» Dataset excerpt
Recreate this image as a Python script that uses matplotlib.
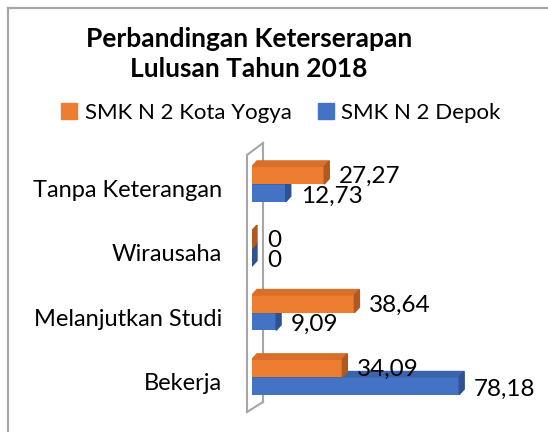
import numpy as np
import matplotlib
matplotlib.use('Agg')
import matplotlib.pyplot as plt
from matplotlib.patches import Polygon, Patch
from matplotlib.lines import Line2D

plt.rcParams['font.family'] = ['Lato', 'DejaVu Sans']

categories = ['Bekerja', 'Melanjutkan Studi', 'Wirausaha', 'Tanpa Keterangan']
yogya = [34.09, 38.64, 0, 27.27]
depok = [78.18, 9.09, 0, 12.73]
series_names = ['SMK N 2 Kota Yogya', 'SMK N 2 Depok']
labels_yogya = ['34,09', '38,64', '0', '27,27']
labels_depok = ['78,18', '9,09', '0', '12,73']

W, H = 548, 432
PX_X = 2.65    # pixels per data unit (x)
PX_Y = 64.3    # pixels per category step (y)

orange, orange_side, orange_top = '#ED7D31', '#AE5A21', '#D9702A'
blue, blue_side, blue_top = '#4472C4', '#2F528F', '#3B64AD'

fig = plt.figure(figsize=(W / 100, H / 100), dpi=100)

# chart border (only left/top visible)
fig.add_artist(Line2D([8 / W, 8 / W], [0, 1 - 8 / H], color='#A6A6A6', lw=1.6))
fig.add_artist(Line2D([8 / W, 1], [1 - 8 / H, 1 - 8 / H], color='#A6A6A6', lw=1.6))

ax = fig.add_axes([252 / W, 1 - 420 / H, (545 - 252) / W, (420 - 130) / H])
ax.set_xlim(0, (545 - 252) / PX_X)
ax.set_ylim(-(420 - 377) / PX_Y, (377 - 130) / PX_Y)
ax.axis('off')

y = np.arange(len(categories))
h = 0.275
dx = 5 / PX_X
dy = 5.5 / PX_Y

# wall lines
def px(xp, yp):
    return (xp - 252) / PX_X, (377 - yp) / PX_Y

wall = [px(263, 143), px(247, 155), px(247, 412), px(263, 402)]
ax.plot([wall[0][0], wall[1][0]], [wall[0][1], wall[1][1]], color='#A6A6A6', lw=1.5, clip_on=False, zorder=0)
ax.plot([wall[1][0], wall[2][0]], [wall[1][1], wall[2][1]], color='#A6A6A6', lw=1.5, clip_on=False, zorder=0)
ax.plot([wall[2][0], wall[3][0]], [wall[2][1], wall[3][1]], color='#A6A6A6', lw=1.5, clip_on=False, zorder=0)
ax.plot([wall[0][0], wall[0][0]], [wall[0][1], wall[3][1]], color='#A6A6A6', lw=1.5, clip_on=False, zorder=0)


def bar3d(vals, yc, front, side, top, z):
    bars = ax.barh(yc, vals, height=h, color=front, zorder=z)
    for b in bars:
        x1 = b.get_width()
        y0, y1 = b.get_y(), b.get_y() + b.get_height()
        ax.add_patch(Polygon([(0, y1), (x1, y1), (x1 + dx, y1 + dy), (dx, y1 + dy)],
                             closed=True, color=top, zorder=z))
        ax.add_patch(Polygon([(x1, y0), (x1 + dx, y0 + dy), (x1 + dx, y1 + dy), (x1, y1)],
                             closed=True, color=side, zorder=z))
    return bars


for i in range(len(categories)):
    z = 2 + 2 * (len(categories) - i)
    bar3d([depok[i]], [y[i] - h / 2], blue, blue_side, blue_top, z)
    bar3d([yogya[i]], [y[i] + h / 2], orange, orange_side, orange_top, z + 1)

off = 15 / PX_X
for i in range(len(categories)):
    ax.text(yogya[i] + off, y[i] + h / 2 - 0.02, labels_yogya[i], fontsize=17.5,
            va='center', ha='left', zorder=20, clip_on=False)
    ax.text(depok[i] + off, y[i] - h / 2 - 0.05, labels_depok[i], fontsize=17.5,
            va='center', ha='left', zorder=20, clip_on=False)
    ax.text((222 - 252) / PX_X, y[i] - 0.1, categories[i], fontsize=17,
            va='center', ha='right', clip_on=False)

fig.text(249 / W, 1 - 54 / H, 'Perbandingan Keterserapan\nLulusan Tahun 2018',
         ha='center', va='center', fontsize=19, fontweight='bold', linespacing=1.3)

handles = [Patch(color=orange), Patch(color=blue)]
fig.legend(handles, series_names, loc='center', bbox_to_anchor=(281 / W, 1 - 113 / H),
           ncol=2, frameon=False, fontsize=16, handlelength=0.7, handleheight=0.7,
           handletextpad=0.35, columnspacing=1.2, borderaxespad=0)

fig.savefig('out.png', dpi=100)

» Goal of the exercise
Quote in full the listing given above; the images are to be left out.

» The response
Recreate this image as a Python script that uses matplotlib.
import numpy as np
import matplotlib
matplotlib.use('Agg')
import matplotlib.pyplot as plt
from matplotlib.patches import Polygon, Patch
from matplotlib.lines import Line2D

plt.rcParams['font.family'] = ['Lato', 'DejaVu Sans']

categories = ['Bekerja', 'Melanjutkan Studi', 'Wirausaha', 'Tanpa Keterangan']
yogya = [34.09, 38.64, 0, 27.27]
depok = [78.18, 9.09, 0, 12.73]
series_names = ['SMK N 2 Kota Yogya', 'SMK N 2 Depok']
labels_yogya = ['34,09', '38,64', '0', '27,27']
labels_depok = ['78,18', '9,09', '0', '12,73']

W, H = 548, 432
PX_X = 2.65    # pixels per data unit (x)
PX_Y = 64.3    # pixels per category step (y)

orange, orange_side, orange_top = '#ED7D31', '#AE5A21', '#D9702A'
blue, blue_side, blue_top = '#4472C4', '#2F528F', '#3B64AD'

fig = plt.figure(figsize=(W / 100, H / 100), dpi=100)

# chart border (only left/top visible)
fig.add_artist(Line2D([8 / W, 8 / W], [0, 1 - 8 / H], color='#A6A6A6', lw=1.6))
fig.add_artist(Line2D([8 / W, 1], [1 - 8 / H, 1 - 8 / H], color='#A6A6A6', lw=1.6))

ax = fig.add_axes([252 / W, 1 - 420 / H, (545 - 252) / W, (420 - 130) / H])
ax.set_xlim(0, (545 - 252) / PX_X)
ax.set_ylim(-(420 - 377) / PX_Y, (377 - 130) / PX_Y)
ax.axis('off')

y = np.arange(len(categories))
h = 0.275
dx = 5 / PX_X
dy = 5.5 / PX_Y

# wall lines
def px(xp, yp):
    return (xp - 252) / PX_X, (377 - yp) / PX_Y

wall = [px(263, 143), px(247, 155), px(247, 412), px(263, 402)]
ax.plot([wall[0][0], wall[1][0]], [wall[0][1], wall[1][1]], color='#A6A6A6', lw=1.5, clip_on=False, zorder=0)
ax.plot([wall[1][0], wall[2][0]], [wall[1][1], wall[2][1]], color='#A6A6A6', lw=1.5, clip_on=False, zorder=0)
ax.plot([wall[2][0], wall[3][0]], [wall[2][1], wall[3][1]], color='#A6A6A6', lw=1.5, clip_on=False, zorder=0)
ax.plot([wall[0][0], wall[0][0]], [wall[0][1], wall[3][1]], color='#A6A6A6', lw=1.5, clip_on=False, zorder=0)


def bar3d(vals, yc, front, side, top, z):
    bars = ax.barh(yc, vals, height=h, color=front, zorder=z)
    for b in bars:
        x1 = b.get_width()
        y0, y1 = b.get_y(), b.get_y() + b.get_height()
        ax.add_patch(Polygon([(0, y1), (x1, y1), (x1 + dx, y1 + dy), (dx, y1 + dy)],
                             closed=True, color=top, zorder=z))
        ax.add_patch(Polygon([(x1, y0), (x1 + dx, y0 + dy), (x1 + dx, y1 + dy), (x1, y1)],
                             closed=True, color=side, zorder=z))
    return bars


for i in range(len(categories)):
    z = 2 + 2 * (len(categories) - i)
    bar3d([depok[i]], [y[i] - h / 2], blue, blue_side, blue_top, z)
    bar3d([yogya[i]], [y[i] + h / 2], orange, orange_side, orange_top, z + 1)

off = 15 / PX_X
for i in range(len(categories)):
    ax.text(yogya[i] + off, y[i] + h / 2 - 0.02, labels_yogya[i], fontsize=17.5,
            va='center', ha='left', zorder=20, clip_on=False)
    ax.text(depok[i] + off, y[i] - h / 2 - 0.05, labels_depok[i], fontsize=17.5,
            va='center', ha='left', zorder=20, clip_on=False)
    ax.text((222 - 252) / PX_X, y[i] - 0.1, categories[i], fontsize=17,
            va='center', ha='right', clip_on=False)

fig.text(249 / W, 1 - 54 / H, 'Perbandingan Keterserapan\nLulusan Tahun 2018',
         ha='center', va='center', fontsize=19, fontweight='bold', linespacing=1.3)

handles = [Patch(color=orange), Patch(color=blue)]
fig.legend(handles, series_names, loc='center', bbox_to_anchor=(281 / W, 1 - 113 / H),
           ncol=2, frameon=False, fontsize=16, handlelength=0.7, handleheight=0.7,
           handletextpad=0.35, columnspacing=1.2, borderaxespad=0)

fig.savefig('out.png', dpi=100)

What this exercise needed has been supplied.